There’s no denying the appeal of the old town, with its mediaeval bazaars and sumptuous Turkish baths as well as ancient churches, and first-timers should get those under their belts.  Aya Sofya, one of the earliest Christian churches before it became one of Islam’s holiest mosques, is now a deconsecrated museum which continues to exude a spiritual atmosphere, and what’s left of the gold religious mosaics the Ottomans desecrated is worth admiring.  The architecture is the big pull of the Blue Mosque, whose multiple domes, minarets and courtyard are more impressive than the interior.

Jewish Istanbul

The first Jews arrived in Turkey with Noah’s Ark, and a vast contingent of Iberian Jews were welcomed to join the community in the 14th century under Ottoman rule following the Inquisition. Services are still held at the 15th century Ahrida Synagogue, and there are more than a dozen synagogues.  The modern community of 25,000 has access to two kosher restaurants, Carne and Levi Et Lokantasi.

A morning in the historic district should culminate in a browse round the wonderful Spice Market followed by a typical lunch of aubergine, tomato, cucumber, chick-pea and yogurt mezzes at Hamdi next door.   

No-one should leave the old city without visiting Topkapi, the Ottoman palace which is Istanbul’s top attraction. It’s worth buying an extra ticket for the Harem. Its sumptuous surroundings belie the fact that the beauties who lived here at the sultans’ pleasure were prisoners, often brutally dispatched when the ruler of the day had had enough, while favourites — often scouted for royal stardom the way models are today on the streets — acquired power and riches.

The unluckiest, who served Ibrahim the Mad, were tied in sacks and drowned in the Bosphorous when their charms faded.   

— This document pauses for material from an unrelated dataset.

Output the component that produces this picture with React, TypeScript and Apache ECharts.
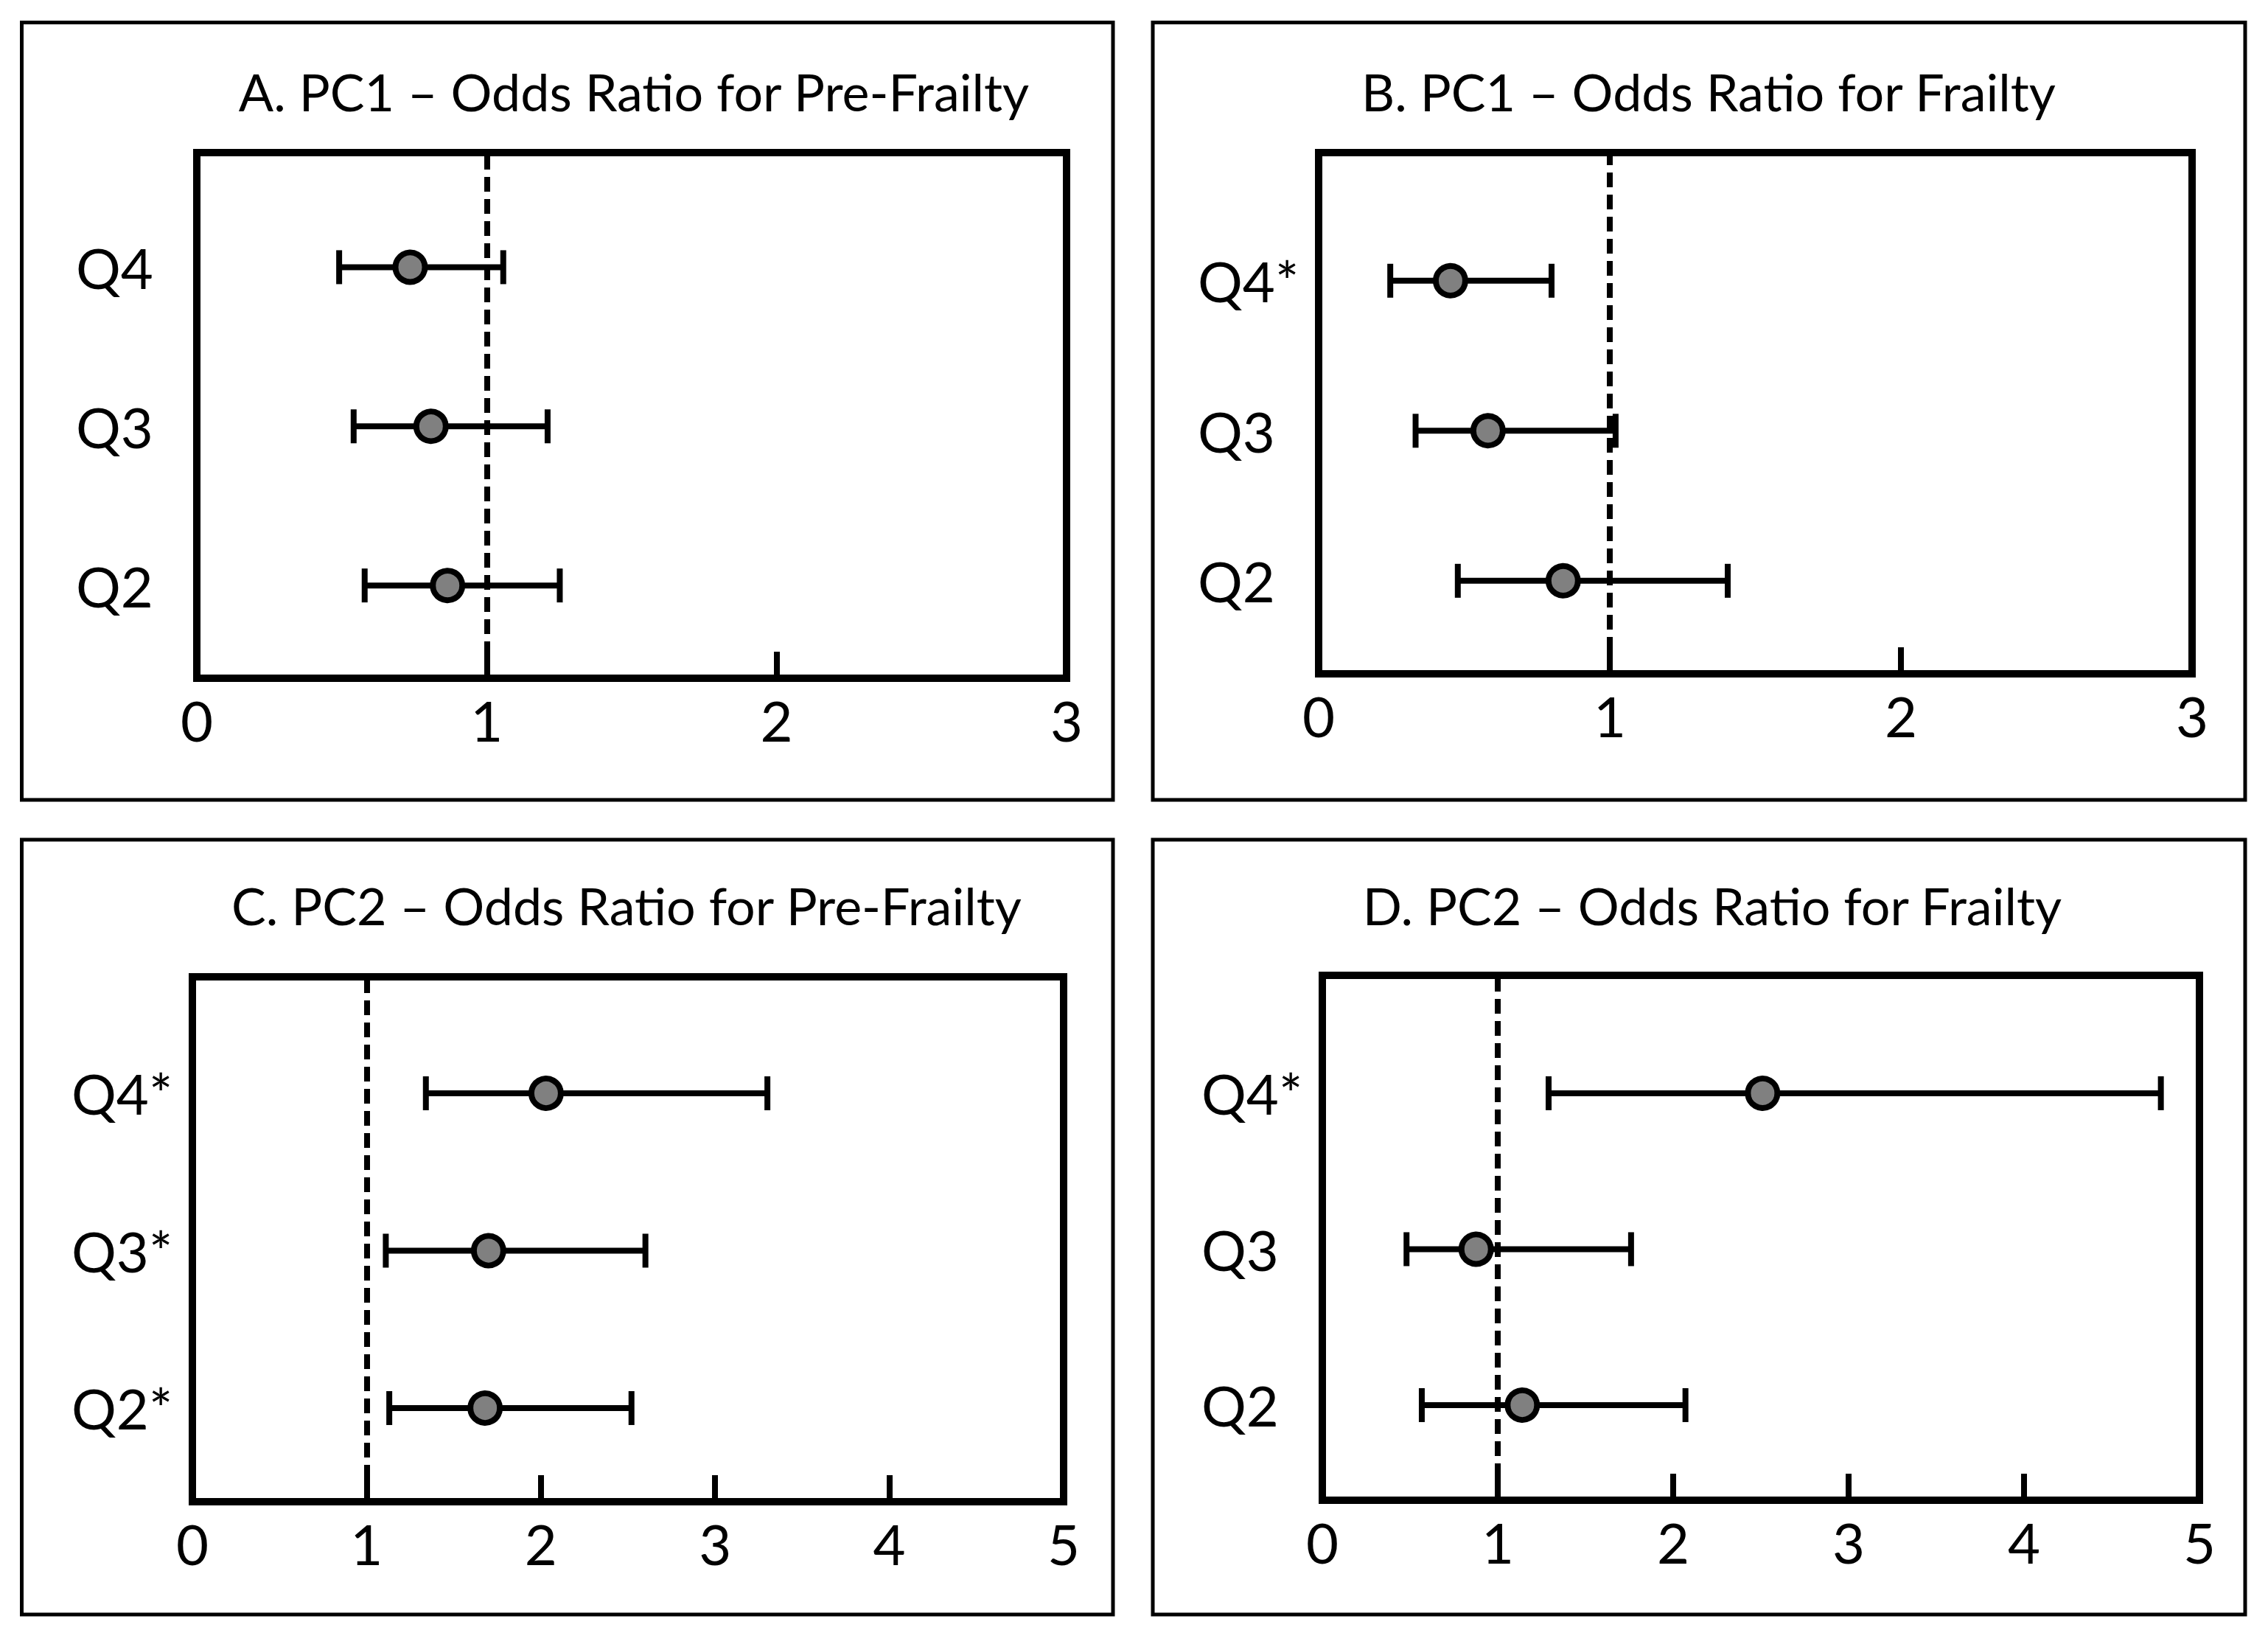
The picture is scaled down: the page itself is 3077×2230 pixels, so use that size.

While the complex of palace buildings and surrounding gardens is a general delight, especially when the tulips are in bloom, don’t leave Topkapi  before seeing the Treasury, which contains the famous gem-encrusted dagger and other crown jewels.

Before leaving the Old Town, you may also want to shop for pashminas, gold jewellery and souvenirs at the Grand Bazaar. Here, a Turkish Bond Street has been fashioned in the main alley of a 500-year-old building which leads off into an enticing warren of ancient aisles.  Many of the cheaper pashminas are made in China; head for Sehrazat for some of the best local examples, made of beautiful printed or  embroidered silk.  Do save plenty of lira for the new town, though.  It has its very own Portobello in Cukurcuma, an up and coming area where wonderful retro relics sit side by side with Turkish antiques, alternative designer gear and locally-made jewellery.  Head for Faik Pasa Yokusu, lined with enticing bric-a-brac emporia — Popcorn is the most famous — and visit Aziz across the road for colourful, affordable fabrics and jewellery from Turkestan. Visit Buka higher up the hill for original clothes designed in-store.

While Taksim is surrounded by hotels, it’s nicer to stay right on the water, and if the budget permits, look no further than the Ciragan Palace, an old royal residence whose modern addition forms the bulk of the city’s finest hotel.  

The best rooms offer wraparound views of the Bosphorous, with the old city skyline to one side, the Ortakoy mosque and bridge to the other.  Palatial suites and a traditional Ottoman restaurant occupy the main building, and there is also a fabulous ancient marble hammam which can be visited.  Today the Turkish bath experience is delivered in privacy and comfort in the hotel’s modern subterranean hammam and spa.  

The Ciragan is situated between two of the best bits of modern Istanbul - the city’s equivalent of the Tate Modern on the road into town, which absolutely demands a visit, and Ortakoy a 10-minute stroll in the other direction.  Ortakoy, a sort of Istanbulli Hampstead, is sublime on weekends, when the indoor-outdoor House Cafe on the water is hopping day and night, and there is a great weekend crafts market.